Most homeowners and renters insurance policies cover smoke damage to furniture under contents coverage. Keep in mind:

  • Document condition before cleaning.
  • Get a professional assessment in writing.
  • Don’t discard damaged pieces until the adjuster has approved the claim.
  • Restoration is usually less expensive than replacement, and insurers often prefer it.

Ready for Help?

If your home has suffered a fire — large or small — and you have wood furniture you want to save, time is the single biggest variable. Contact Advanced DRI immediately and we can often begin triage within hours. We’ve restored pieces homeowners assumed were lost, and we’re happy to assess over the phone at no charge.

Frequently Asked Questions

Can smoke damage be removed from wood that was never finished?

It’s much harder.

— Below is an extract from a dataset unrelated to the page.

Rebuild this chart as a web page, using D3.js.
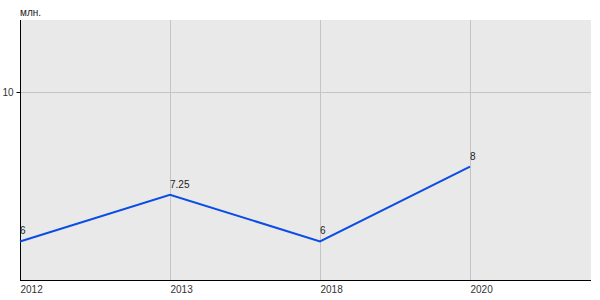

Raw wood absorbs smoke compounds directly into the grain. Light discoloration can sometimes be sanded out, but odor often persists. Sealing with a primer-sealer after cleaning is usually required.

How long does the smoke smell last in wood furniture?

Untreated, the smell can persist for months or years. Professional deodorization combined with surface cleaning typically eliminates odor within one to two weeks, depending on the severity and the piece.

Is it worth restoring an inexpensive piece of furniture?

Strictly financially, often no — replacement may cost less. But many homeowners restore pieces for sentimental reasons, and insurance usually covers restoration. An honest assessment before work begins will tell you which pieces are candidates and which are not.